President Obama is going to address school children across America on Tuesday.  There’s been a big uproar on the Right critical of the President’s plans.  Some parents are planning to pull their children out of class.

I’ve thought about this for the past week.  I don’t think that the problem is with the President speaking to school children.  President Bush did something similar in 1991.  (And I’ve read that Liberals had a fit.)  For me, the problem is that the Department of Education, in cooperation with the Whitehouse, produced suggested classroom activities.  After lots of negative reaction, some of those activities have been edited in what Michelle Malkin calls a “whitewashing” of the education guides.  They removed an activity calling for students to right a letter about how they can “help” the president.  Personally, I don’t think that’s enough.

The guides also suggest having children read about Barack Obama.  Why do children need to read about Obama’s personal history before they even learn about the Presidency in general and the American government?  And have you seen the available childrens books about Obama?  Very worshipful.

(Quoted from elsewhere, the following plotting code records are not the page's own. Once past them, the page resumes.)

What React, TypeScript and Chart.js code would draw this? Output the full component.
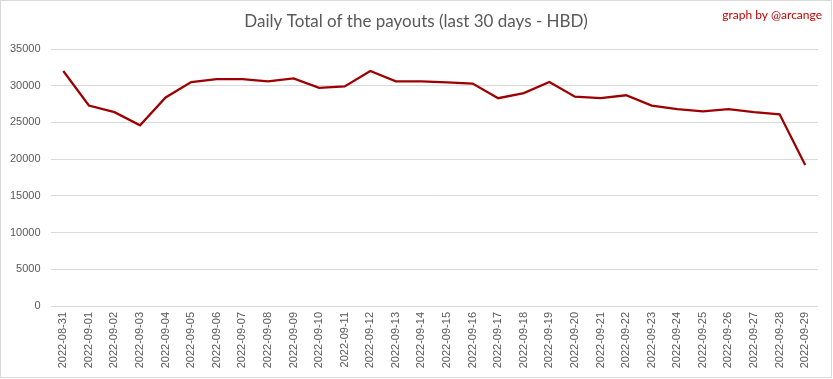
import React, { useEffect, useRef } from "react";
import { Chart, registerables } from "chart.js";

Chart.register(...registerables);

const categories = [
  "2022-08-31", "2022-09-01", "2022-09-02", "2022-09-03", "2022-09-04", "2022-09-05",
  "2022-09-06", "2022-09-07", "2022-09-08", "2022-09-09", "2022-09-10", "2022-09-11",
  "2022-09-12", "2022-09-13", "2022-09-14", "2022-09-15", "2022-09-16", "2022-09-17",
  "2022-09-18", "2022-09-19", "2022-09-20", "2022-09-21", "2022-09-22", "2022-09-23",
  "2022-09-24", "2022-09-25", "2022-09-26", "2022-09-27", "2022-09-28", "2022-09-29",
];

const payouts = [
  32000, 27300, 26400, 24600, 28400, 30500,
  30900, 30900, 30600, 31000, 29700, 29900,
  32000, 30600, 30600, 30450, 30300, 28300,
  29000, 30500, 28500, 28300, 28700, 27300,
  26800, 26500, 26800, 26400, 26100, 19200,
];

const yTicks = [0, 5000, 10000, 15000, 20000, 25000, 30000, 35000];

const titleText = "Daily Total of the payouts (last 30 days - HBD)";
const watermarkText = "graph by @arcange";

export default function App() {
  const ref = useRef<HTMLCanvasElement | null>(null);

  useEffect(() => {
    if (!ref.current) return;
    const decor = {
      id: "decor",
      beforeDraw(chart: any) {
        const ctx = chart.ctx;
        ctx.save();
        ctx.fillStyle = "#ffffff";
        ctx.fillRect(0, 0, chart.width, chart.height);
        ctx.strokeStyle = "#d9d9d9";
        ctx.lineWidth = 1;
        ctx.strokeRect(0.5, 0.5, chart.width - 2, chart.height - 2);
        ctx.restore();
      },
      afterDraw(chart: any) {
        const ctx = chart.ctx;
        ctx.save();
        ctx.fillStyle = "#595959";
        ctx.font = "17px Lato";
        ctx.textAlign = "center";
        ctx.textBaseline = "middle";
        ctx.fillText(titleText, 416, 22);
        ctx.fillStyle = "#c00000";
        ctx.font = "12px Lato";
        ctx.textAlign = "right";
        ctx.fillText(watermarkText, 822, 15);
        ctx.restore();
      },
    };
    const chart = new Chart(ref.current, {
      type: "line",
      data: {
        labels: categories,
        datasets: [
          {
            data: payouts,
            borderColor: "#9c0000",
            borderWidth: 2.25,
            pointRadius: 0,
            tension: 0,
            fill: false,
          },
        ],
      },
      options: {
        responsive: false,
        animation: false,
        layout: { padding: { top: 49, right: 15, left: 0, bottom: 0 } },
        plugins: {
          legend: { display: false },
          title: { display: false },
          tooltip: { enabled: false },
        },
        scales: {
          x: {
            offset: true,
            grid: { display: false, drawTicks: false },
            border: { display: false },
            ticks: {
              autoSkip: false,
              minRotation: 90,
              maxRotation: 90,
              padding: 6,
              color: "#595959",
              font: { family: "Liberation Sans", size: 11 },
            },
            afterFit(scale: any) {
              scale.height = 379 - 306;
            },
          },
          y: {
            min: 0,
            max: 35000,
            afterBuildTicks(scale: any) {
              scale.ticks = yTicks.map((v) => ({ value: v }));
            },
            grid: { color: "#d9d9d9", drawTicks: false, lineWidth: 1 },
            border: { display: false },
            ticks: {
              padding: 10,
              color: "#595959",
              font: { family: "Liberation Sans", size: 11 },
              callback: (v: any) => String(v),
            },
            afterFit(scale: any) {
              scale.width = 50.5;
            },
          },
        },
      },
      plugins: [decor],
    });
    return () => chart.destroy();
  }, []);

  return (
    <div style={{ position: "fixed", left: 0, top: 0, width: 833, height: 379 }}>
      <canvas ref={ref} width={833} height={379} />
    </div>
  );
}
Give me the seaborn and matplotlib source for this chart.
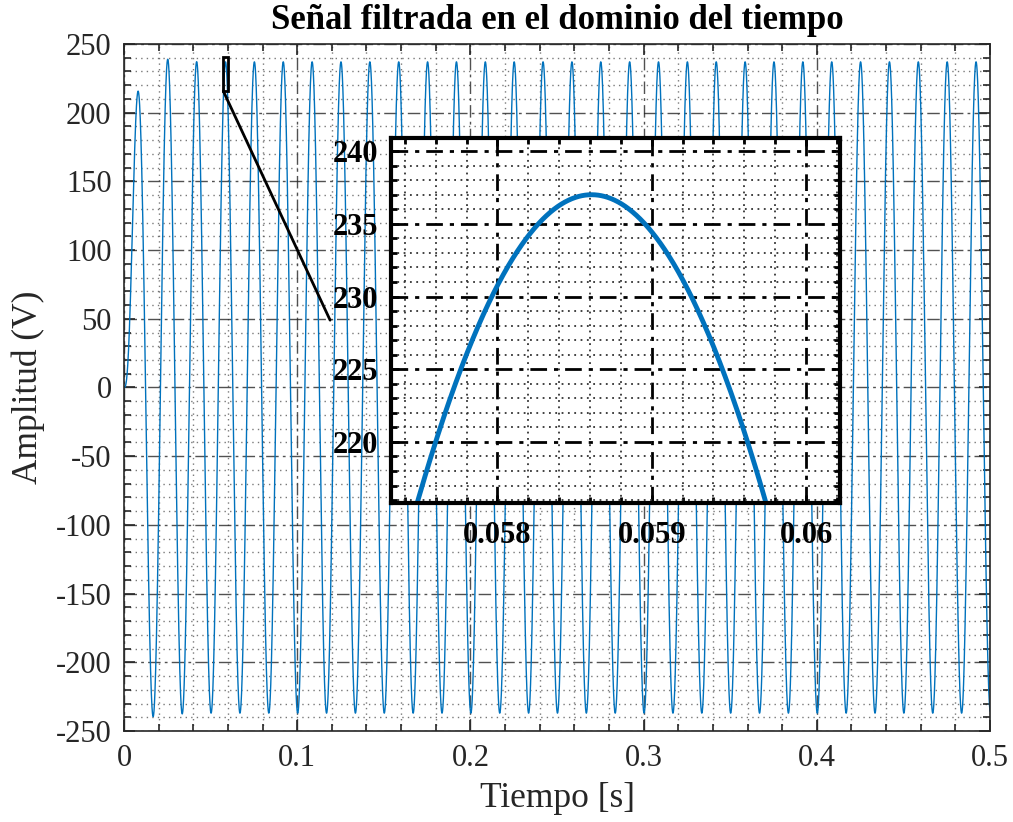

Obama is set to speak about the importance of education and working hard.  Isn’t that enough?  And aren’t teachers smart enough to plan their own classroom activities without directives from the federal government?

Why the focus on the President?  The activities focus on what the President wants students to do and how important the President is and why we must listen to the President and how can we do what the President is asking.  It’s just too much of the cult of personality.

And Mere Rhetoric points out the obligatory inclusion of self-esteem boosting:

I like the part about focusing on things that are “personally meaningful.” We wouldn’t want to miss out on a chance to reinforce vapid self-esteem pedagogy just because we’re also busy breathlessly urging kids to do something for the Dear Leader.

I would prefer that the students listen to the President and then talk about the expectations of their parents and teachers.  The time saved by avoiding all of the “Obama is wonderful” activities could be used to teach a bit of American History.